* Start Data shown *

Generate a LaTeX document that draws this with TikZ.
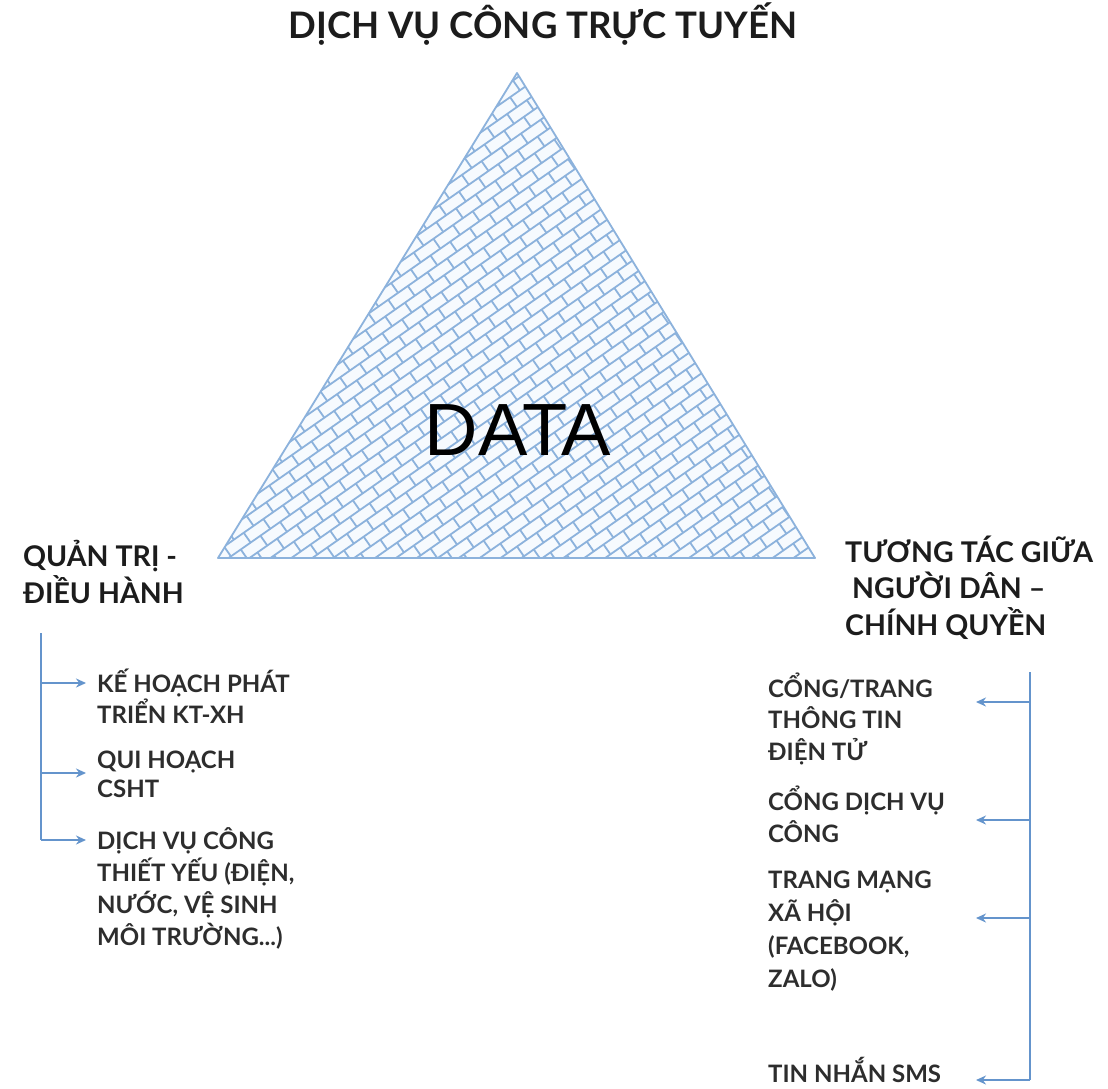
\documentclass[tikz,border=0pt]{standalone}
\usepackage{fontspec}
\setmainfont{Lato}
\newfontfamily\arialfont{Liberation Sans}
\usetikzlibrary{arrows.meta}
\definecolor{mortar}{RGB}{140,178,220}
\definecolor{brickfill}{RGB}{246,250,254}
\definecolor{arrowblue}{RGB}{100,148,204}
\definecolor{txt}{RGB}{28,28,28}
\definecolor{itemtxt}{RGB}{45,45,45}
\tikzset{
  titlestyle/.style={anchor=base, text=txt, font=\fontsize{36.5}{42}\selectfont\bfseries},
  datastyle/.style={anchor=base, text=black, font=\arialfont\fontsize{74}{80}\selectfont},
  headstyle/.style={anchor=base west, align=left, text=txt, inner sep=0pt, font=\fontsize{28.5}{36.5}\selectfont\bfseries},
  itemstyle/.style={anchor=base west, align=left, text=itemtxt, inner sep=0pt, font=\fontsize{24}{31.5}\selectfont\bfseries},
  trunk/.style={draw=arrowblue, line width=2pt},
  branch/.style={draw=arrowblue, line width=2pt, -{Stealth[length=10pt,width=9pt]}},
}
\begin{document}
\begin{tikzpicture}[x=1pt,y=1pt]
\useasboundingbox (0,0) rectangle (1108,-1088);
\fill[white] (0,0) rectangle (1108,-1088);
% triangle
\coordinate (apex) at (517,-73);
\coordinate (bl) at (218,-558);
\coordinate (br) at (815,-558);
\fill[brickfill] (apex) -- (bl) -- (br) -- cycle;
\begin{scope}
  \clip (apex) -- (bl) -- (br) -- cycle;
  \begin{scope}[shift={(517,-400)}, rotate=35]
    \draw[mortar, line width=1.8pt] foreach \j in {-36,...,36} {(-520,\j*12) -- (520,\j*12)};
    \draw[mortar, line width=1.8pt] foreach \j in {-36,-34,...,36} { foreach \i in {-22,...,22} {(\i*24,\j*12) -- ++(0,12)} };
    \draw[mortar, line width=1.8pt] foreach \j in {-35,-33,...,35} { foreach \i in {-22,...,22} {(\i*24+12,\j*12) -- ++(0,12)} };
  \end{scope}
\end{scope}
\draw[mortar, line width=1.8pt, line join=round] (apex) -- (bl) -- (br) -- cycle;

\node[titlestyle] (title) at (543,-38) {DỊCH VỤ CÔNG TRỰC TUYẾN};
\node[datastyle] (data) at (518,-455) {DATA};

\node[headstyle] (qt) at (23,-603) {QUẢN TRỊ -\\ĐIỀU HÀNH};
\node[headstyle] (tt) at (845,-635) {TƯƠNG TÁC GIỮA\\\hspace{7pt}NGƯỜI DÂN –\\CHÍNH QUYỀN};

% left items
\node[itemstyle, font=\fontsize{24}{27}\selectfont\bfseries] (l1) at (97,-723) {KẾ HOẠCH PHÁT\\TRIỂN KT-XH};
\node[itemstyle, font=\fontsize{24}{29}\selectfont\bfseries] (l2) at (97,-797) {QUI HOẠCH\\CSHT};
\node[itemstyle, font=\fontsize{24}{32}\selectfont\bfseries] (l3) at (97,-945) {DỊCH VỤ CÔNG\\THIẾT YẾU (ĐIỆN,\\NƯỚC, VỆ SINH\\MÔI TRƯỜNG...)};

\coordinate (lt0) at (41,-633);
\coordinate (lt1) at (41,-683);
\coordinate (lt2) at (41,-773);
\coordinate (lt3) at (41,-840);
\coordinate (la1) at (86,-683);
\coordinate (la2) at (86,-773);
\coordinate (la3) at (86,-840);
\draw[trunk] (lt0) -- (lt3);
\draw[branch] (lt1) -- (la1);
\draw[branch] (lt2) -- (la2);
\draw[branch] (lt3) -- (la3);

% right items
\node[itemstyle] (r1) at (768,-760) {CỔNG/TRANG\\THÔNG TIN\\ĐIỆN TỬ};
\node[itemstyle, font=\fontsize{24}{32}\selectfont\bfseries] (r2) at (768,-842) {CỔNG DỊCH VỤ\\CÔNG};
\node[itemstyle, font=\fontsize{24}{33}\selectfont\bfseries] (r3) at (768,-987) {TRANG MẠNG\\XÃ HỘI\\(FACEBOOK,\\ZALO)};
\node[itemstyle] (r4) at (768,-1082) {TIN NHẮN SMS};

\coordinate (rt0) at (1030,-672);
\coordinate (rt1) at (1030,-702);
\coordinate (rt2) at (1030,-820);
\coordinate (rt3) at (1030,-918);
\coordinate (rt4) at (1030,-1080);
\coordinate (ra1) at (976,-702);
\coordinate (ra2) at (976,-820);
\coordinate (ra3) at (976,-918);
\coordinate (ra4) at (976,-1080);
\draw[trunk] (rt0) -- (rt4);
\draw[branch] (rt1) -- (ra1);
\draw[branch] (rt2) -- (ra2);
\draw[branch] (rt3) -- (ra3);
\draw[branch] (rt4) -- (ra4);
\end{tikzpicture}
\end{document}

* End Data shown *
* Start Data shown *

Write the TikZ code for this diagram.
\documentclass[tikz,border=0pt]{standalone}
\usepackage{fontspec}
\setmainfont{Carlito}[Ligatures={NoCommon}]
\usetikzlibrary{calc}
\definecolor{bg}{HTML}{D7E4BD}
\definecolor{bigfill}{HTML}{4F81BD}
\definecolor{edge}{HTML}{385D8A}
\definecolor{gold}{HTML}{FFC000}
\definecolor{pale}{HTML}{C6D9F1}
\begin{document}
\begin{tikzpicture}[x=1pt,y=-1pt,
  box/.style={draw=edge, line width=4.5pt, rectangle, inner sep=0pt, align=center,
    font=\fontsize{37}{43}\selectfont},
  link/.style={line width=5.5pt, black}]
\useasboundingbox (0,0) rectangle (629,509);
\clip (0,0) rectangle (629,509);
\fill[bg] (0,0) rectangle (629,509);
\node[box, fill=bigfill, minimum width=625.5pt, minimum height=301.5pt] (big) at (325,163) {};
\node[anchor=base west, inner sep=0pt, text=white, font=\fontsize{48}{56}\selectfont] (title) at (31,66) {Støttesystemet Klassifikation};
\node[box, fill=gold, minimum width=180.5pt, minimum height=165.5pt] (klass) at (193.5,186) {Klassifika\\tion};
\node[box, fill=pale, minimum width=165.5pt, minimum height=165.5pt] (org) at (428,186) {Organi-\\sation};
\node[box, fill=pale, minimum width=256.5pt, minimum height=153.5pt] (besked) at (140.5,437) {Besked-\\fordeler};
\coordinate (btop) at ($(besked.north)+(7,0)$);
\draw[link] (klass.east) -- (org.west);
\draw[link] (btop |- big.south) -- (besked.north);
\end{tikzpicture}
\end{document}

* End Data shown *

Locate all lines in the listing above with the word "this" and copy them.

■ Written reply
Generate a LaTeX document that draws this with TikZ.
Write the TikZ code for this diagram.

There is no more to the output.